Lexington CEO confident in surplus lines market’s ongoing momentum

The E&S industry “continues to provide a vital function as the world gets more complex”

Lexington CEO confident in surplus lines market’s ongoing momentum

Insurance News

By Bethan Moorcraft

The United States surplus lines insurance market has experienced record growth in recent years. According to AM Best’s 2021 Special Report, US Surplus Lines - Segment Review, surplus lines direct written premium (DWP) jumped by 17.5% in 2020, hitting a new high of $66.1 billion, up from $56.3 billion in 2019. This is the surplus lines market’s largest explosion in growth since the years 2001 to 2003. It also marks the ninth consecutive year of sustained growth as a marketplace, which is now more than double the size it was when it saw its last retraction back in 2011.

As the excess and surplus (E&S) lines marketplace has enjoyed strong market conditions for several years – including through the global COVID-19 pandemic – the question on the minds of many E&S leaders is whether the industry will be able to sustain its positive momentum.

Lou Levinson, president and CEO of Lexington Insurance Company, an AIG company, certainly seems to think so. In fact, the industry veteran of over 30-years said he feels “absolutely fantastic” about the industry’s ability to sustain the momentum in the surplus lines market, adding that the industry “continues to provide a vital function as the world gets more complex”.  

Growth in the surplus lines market is well out-pacing growth in the overall property and casualty (P&C) marketplace – at 17.5% compared to overall P&C industry growth of around 2% in 2020. In its 2021 US Surplus Lines - Segment Review, AM Best noted that despite numerous challenges from an economic, regulatory, legislative and market standpoint, surplus lines insurers’ market share has more than doubled over the last 20 years, from 3.6% of total P&C DWP in 2000 to 9.1% at the end of 2020.

Over the same time period, surplus lines as a percentage of commercial lines DWP grew from 7.1% to 18.4% - growth that Levinson said demonstrates the “strong support and need for the market and the momentum that we’re in”.

Speaking in a ‘State of the Surplus Lines’ webinar, produced by AM Best and the Wholesale and Specialty Insurance Association (WSIA), Levinson described how submissions continue to flow into the E&S space at “an unprecedented rate”. He said: “It’s fueled by continued unknowns around COVID, cyber, an increase in property CAT frequency and severity, convective storm, flooding, wildfire, I think we even had locusts in the East Coast this year - the list just goes on and on. […] This is where the surplus lines segment really shines; where we provide innovative solutions for very complex problems.”

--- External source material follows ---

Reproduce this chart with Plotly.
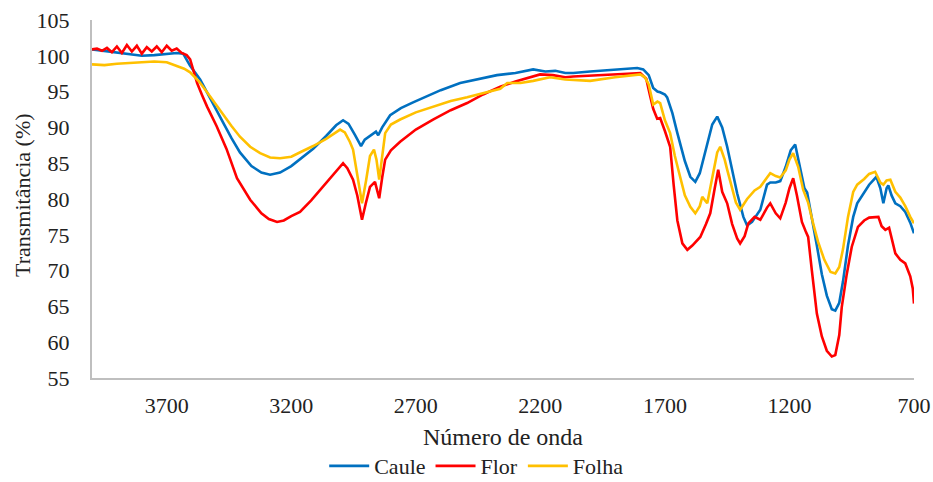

While rates for surplus lines business have improved and become more reflective of the risks the market assumes, Levinson warned that there are more unknowns lurking on the horizon.

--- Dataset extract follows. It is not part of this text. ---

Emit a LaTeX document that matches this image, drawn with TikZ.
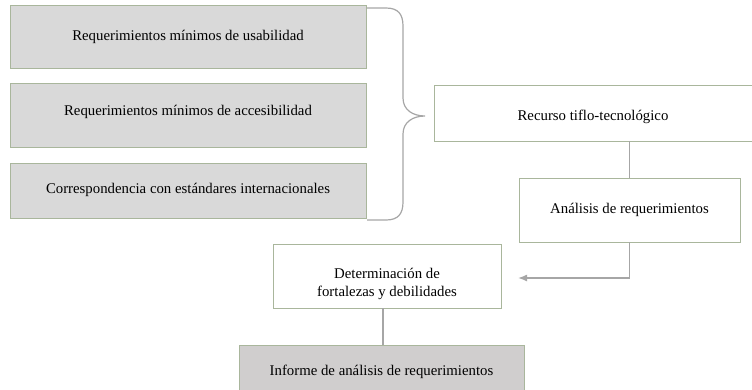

“We’re not done yet,” he stressed. “There’s a shift in public perception around businesses, there’s claims inflation, there’s ordinary inflation, there’s a well-funded plaintiffs’ bar coming at us, and there are improvements in third-party litigation funding. A nuclear vertical used to happen every once in a while; now, they’re just verdicts and they happen all the time. In August, the industry had a $1 billion single fatality auto loss come out of Florida.

“And so, I think the industry’s best hedge against that is fairly simple,” he said. “It’s not complicated. It’s risk selection, attachment terms, limits and price, and then execute flawlessly on those strategies throughout the market cycles.”

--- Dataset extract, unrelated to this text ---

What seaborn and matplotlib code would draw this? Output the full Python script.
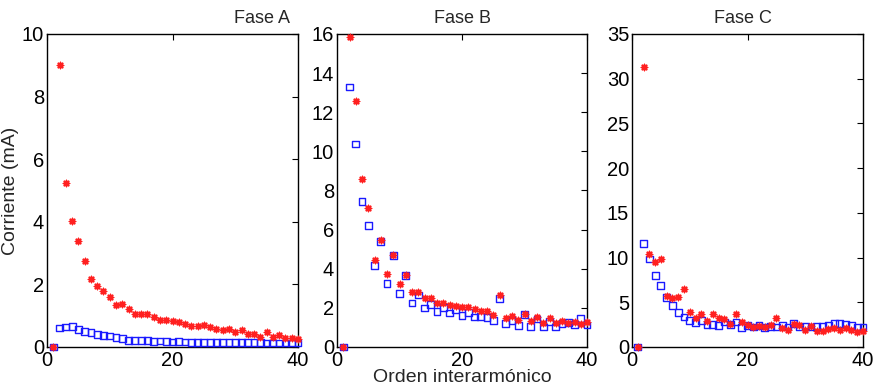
import numpy as np
import pandas as pd
import matplotlib
matplotlib.use("Agg")
import matplotlib.pyplot as plt
import seaborn as sns

order = list(range(1, 41))

fase_a_red = [0, 9.01, 5.23, 4.03, 3.39, 2.76, 2.16, 1.94, 1.80, 1.59,
              1.33, 1.38, 1.23, 1.07, 1.07, 1.06, 0.97, 0.87, 0.85, 0.82,
              0.80, 0.73, 0.68, 0.68, 0.70, 0.64, 0.56, 0.55, 0.57, 0.48,
              0.53, 0.40, 0.43, 0.32, 0.47, 0.33, 0.39, 0.29, 0.29, 0.27]
fase_a_blue = [0, 0.61, 0.64, 0.66, 0.55, 0.50, 0.46, 0.41, 0.38, 0.35,
               0.31, 0.27, 0.22, 0.20, 0.20, 0.20, 0.18, 0.19, 0.17, 0.16,
               0.17, 0.16, 0.15, 0.15, 0.15, 0.15, 0.15, 0.15, 0.14, 0.14,
               0.14, 0.14, 0.14, 0.14, 0.13, 0.13, 0.13, 0.13, 0.13, 0.13]

fase_b_red = [0, 15.83, 12.6, 8.61, 7.08, 4.46, 5.45, 3.73, 4.70, 3.23,
              3.66, 2.79, 2.79, 2.49, 2.49, 2.23, 2.23, 2.13, 2.08, 2.04,
              2.04, 1.96, 1.86, 1.82, 1.63, 2.64, 1.46, 1.57, 1.38, 1.67,
              1.31, 1.51, 1.23, 1.46, 1.23, 1.33, 1.21, 1.28, 1.16, 1.26]
fase_b_blue = [0, 13.29, 10.38, 7.42, 6.21, 4.17, 5.38, 3.25, 4.68, 2.74,
               3.66, 2.25, 2.66, 1.99, 2.18, 1.82, 2.03, 1.74, 1.91, 1.62,
               1.77, 1.53, 1.57, 1.50, 1.36, 2.49, 1.21, 1.34, 1.11, 1.65,
               1.06, 1.43, 1.02, 1.31, 1.02, 1.19, 1.24, 1.17, 1.46, 1.12]

fase_c_red = [0, 31.35, 10.42, 9.53, 9.87, 5.70, 5.47, 5.55, 6.48, 3.87,
              3.20, 3.65, 2.87, 3.65, 3.20, 3.13, 2.57, 3.65, 2.79, 2.46,
              2.23, 2.38, 2.23, 2.46, 3.24, 2.08, 1.94, 2.61, 2.42, 1.90,
              2.38, 1.82, 1.82, 1.97, 2.16, 1.90, 2.16, 1.94, 1.68, 1.75]
fase_c_blue = [0, 11.54, 9.83, 8.04, 6.89, 5.58, 4.65, 3.83, 3.35, 2.98,
               2.76, 2.94, 2.53, 2.53, 2.42, 2.79, 2.53, 2.79, 2.16, 2.38,
               2.23, 2.38, 2.16, 2.31, 2.23, 2.42, 2.23, 2.64, 2.23, 2.31,
               2.23, 2.31, 2.31, 2.46, 2.61, 2.61, 2.49, 2.38, 2.23, 2.23]

panel_titles = ["Fase A", "Fase B", "Fase C"]
title_x = [0.857, 0.5, 0.48]
y_limits = [10, 16, 35]
y_steps = [2, 2, 5]
x_ticks = [0, 20, 40]

sns.set_theme(style="white")
plt.rcParams["font.family"] = ["Liberation Sans", "DejaVu Sans"]

fig = plt.figure(figsize=(8.74, 3.9), dpi=100)
W, H = 874, 390
boxes = [(47, 298), (337, 587), (632, 863)]
top, bottom = 34, 347

series = [(fase_a_blue, fase_a_red), (fase_b_blue, fase_b_red), (fase_c_blue, fase_c_red)]

axes = []
for i, ((l, r), (blue, red)) in enumerate(zip(boxes, series)):
    ax = fig.add_axes([l / W, 1 - bottom / H, (r - l) / W, (bottom - top) / H])
    axes.append(ax)
    df = pd.DataFrame({"orden": order, "azul": blue, "rojo": red})
    sns.scatterplot(data=df, x="orden", y="azul", ax=ax, marker="s", s=24,
                    facecolor="none", edgecolor="#1a1aff", linewidth=1.0,
                    zorder=3, clip_on=False)
    sns.scatterplot(data=df, x="orden", y="rojo", ax=ax, marker=(8, 2, 0), s=20,
                    color="#ff2020", edgecolor="#ff2020", linewidth=1.1,
                    zorder=4, clip_on=False)
    ax.set_xlim(0, 40)
    ax.set_ylim(0, y_limits[i])
    ax.set_xticks(x_ticks)
    ax.set_yticks(np.arange(0, y_limits[i] + 0.1, y_steps[i]))
    ax.tick_params(direction="in", length=4, width=0.8, top=True, right=True,
                   labelsize=14.5, colors="black")
    ax.tick_params(axis="x", pad=3)
    ax.tick_params(axis="y", pad=2)
    for sp in ax.spines.values():
        sp.set_color("black")
        sp.set_linewidth(1.0)
    ax.set_title(panel_titles[i], fontsize=13, pad=8, x=title_x[i])
    ax.set_xlabel("")
    ax.set_ylabel("")

axes[0].set_ylabel("Corriente (mA)", fontsize=14, labelpad=2)
axes[1].set_xlabel("Orden interarmónico", fontsize=14, labelpad=-1)

fig.savefig("out.png", dpi=100)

Reflecting on market cycles, Levinson said he doesn’t believe the surplus lines industry is in the middle of a typical ‘hard’ market cycle. Rather, he described the current situation – one where carriers are offering lower limits, for more premium, and with stricter policy terms and conditions – as more of a “market correction that’s really driven by companies demonstrating discipline around capacity and capital management.” And the CEO said he doesn’t expect that trend to change any time soon.

“I really don’t view this cycle as a typical market cycle. I view it as a market correction,” he stressed. “We were out deploying twice the capacity on the casualty side just a few years ago that we deploy today. On the property side, it’s probably a tenth of what it was during that same timeframe. And I don’t see that changing anytime soon.

“What I see among my own company and peer companies is a tremendous amount of discipline in how they’re deploying capacity, and how they’re using it in a much more thoughtful way than we did just a few years ago, for all the reasons [like] nuclear jury verdicts, social inflation, or just ordinary inflation.”